La psychologue Stéphanie Léonard abonde dans ce sens: « C’est presque impossible d’appuyer totalement sur pause sans stresser. On est conditionnés depuis notre naissance à ne jamais nous arrêter. C’est donc normal de considérer ces temps d’arrêt comme quelque chose d’inconfortable, d’ardu et de culpabilisant, voire une perte de temps. On peut vite en venir à nous demander pourquoi on se poserait pour ne rien faire quand notre liste de tâches à accomplir déborde. » Mais la spécialiste le concède: jamais auparavant n’a-t-on vu d’aussi hauts niveaux de stress, d’anxiété et d’épuisement dans la société. Ça vaut donc la peine d’apprivoiser l’art de ne rien faire en le percevant comme un apprentissage… essentiel. « L’idéal, c’est d’inscrire ces moments dans notre agenda, en plein milieu de la journée ou de la soirée et pas qu’après avoir réalisé toutes nos obligations; et de les voir comme un rendez-vous important qu’on ne peut pas annuler ni déplacer. On peut commencer par cinq minutes par jour — la fréquence, la constance et la récurrence sont ici très importantes — et augmenter la durée de ces instants d’arrêt au fil du temps. » Il n’y a pas de méthode ni de résultat universel; l’objectif, c’est de se détendre totalement, dans le plaisir.
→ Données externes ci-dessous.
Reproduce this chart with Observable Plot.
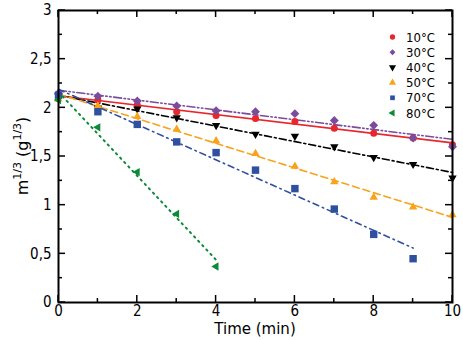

Toutes les professionnelles de la santé interviewées s’entendent pour le dire: plus souvent on pratiquera l’art de se poser, plus on en ressentira les bienfaits. Et mieux on se connaîtra sur un nouveau plan d’intimité émotionnelle, selon l’autrice et mentor en méditation et en pleine conscience Dawn Mauricio. Cette professeure de méditation bouddhiste soutient « qu’à une époque où on est constamment “surstimulés” et débordés, il est primordial de nous reconnecter à nous-mêmes et de nous offrir du repos, de l’amour et de la compassion, en nous coupant de toutes les distractions qui nous entourent. Savoir exactement ce qui se passe dans notre cœur et dans notre esprit en prenant le temps de vivre nos émotions et de recharger notre énergie, tout ça en étant dans le moment présent, demeure le plus sain moyen de nous rebeller contre notre société capitaliste. » Et n’est-ce pas là une bien noble tâche à ajouter à notre to-do list infinie?